I had to go ahead and turn in a design proposal pertaining to adapting rhetorical heuristics into three dimensional multi-user computer environments tonight. I should feel relieved that I’ve finally let the thing go, but ultimately I feel pretty badly about it. I’ve already presented the concept to the programmers last week. They seemed to like it—and more importantly, the technology is available to do it within their current alpha state.

The thing that makes me sad is that I only just now figured out why a 3D environment might be a good thing for writers; the answer came from completely unrelated research into Walter Benjamin. In “The Work of Art in the Age of Its Technological Reproducibility,” Benjamin argues that new media (in his example, film) would profit from paying attention to architecture.

Buildings, according to Benjamin, are apprehended in a state of distraction—they do not rely on steady concentration to make sense of what they are all about. Aside from an architectural critic who might ponder them for hours, normal people don’t. They navigate buildings through habit. Benjamin saw film, with its emphasis on shock and distraction, to be a possible instrument for changing people’s habits—learning not in spite of a lack of concentration, but because of it. Apprehension through distraction. Buildings do not require, and seldom reward, sustained concentration.

Art, in Benjamin’s view, is apprehended primarily through concentration. I would say the same of writing in general. The confusing 3D interface does not seem a useful tool for someone concentrating on producing coherent writing. However, the set of relationships revealed through the distracting projection of the same words or concepts into three-dimensional space might be pedagogically effective for visualizing new relationships in a state of distraction. Like games, a 3D writing interface might promote entirely new habits. A 2D writing interface, however, remains essential as a method of concentrating attention.
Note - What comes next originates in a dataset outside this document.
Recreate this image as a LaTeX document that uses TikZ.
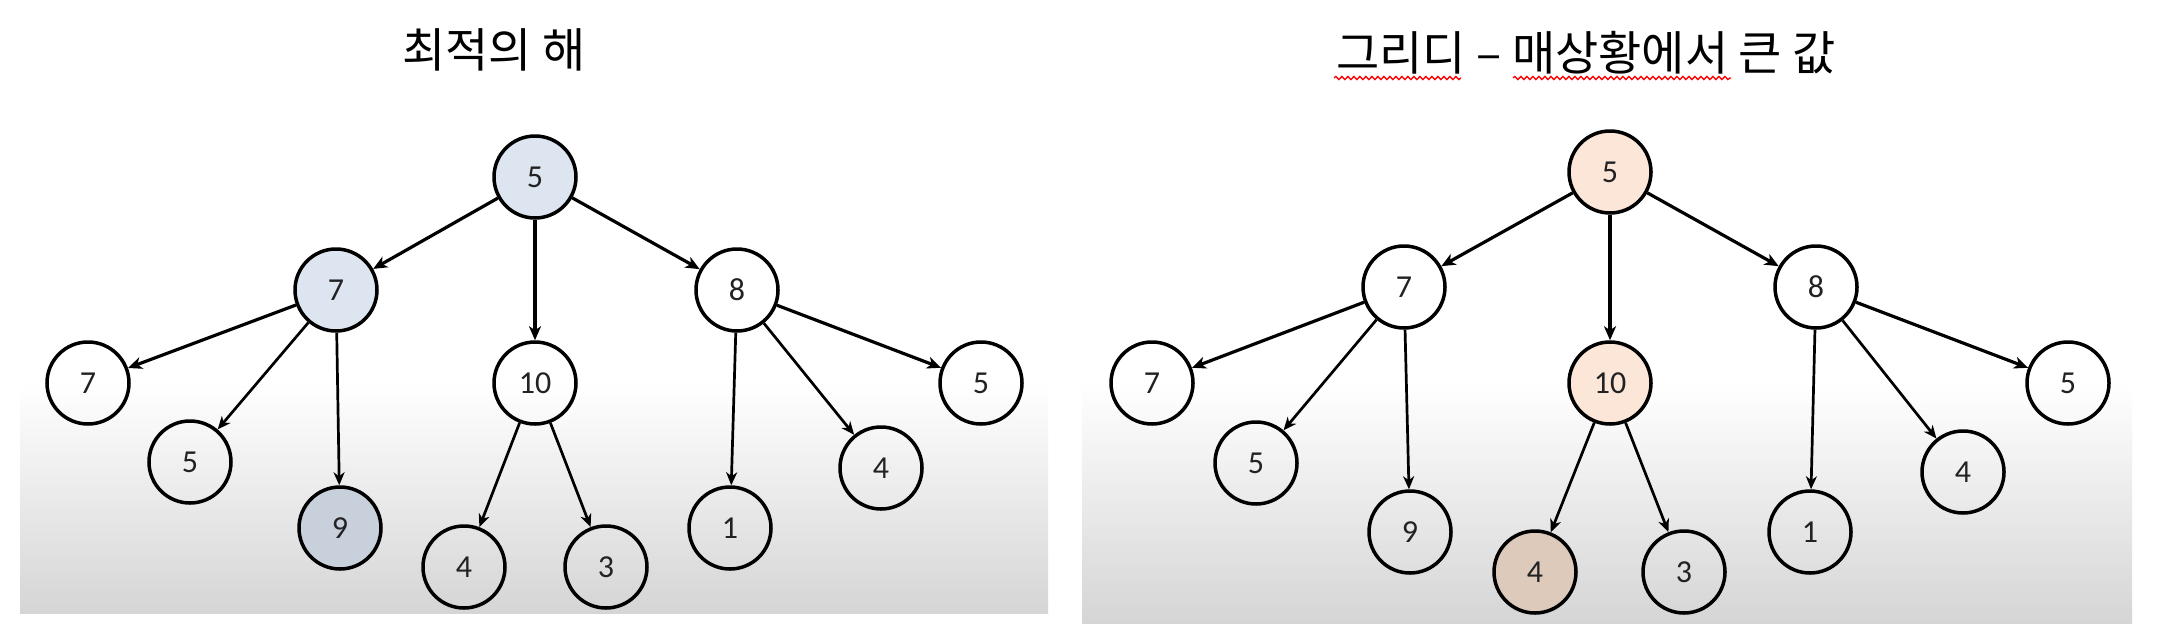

Of course, this thought was too ill-formed to include in my final submission. I doubt that the programmers would have cared that much about it anyway. But I do. Adorno and most of Benjamin’s compatriots wrote at length against his proposed “learning through distraction.” They felt any dilution of concentration was a bad thing. I’m not so sure.

3 thoughts on “One Down”

  1. I’m hoping to attend a summer seminar with DeLuca and Cara Finnegan; I remember your entry well. I keep meaning to write something about it.
    Looking into DeLuca, the connection makes sense. He’s got some published work on the Frankfurt School.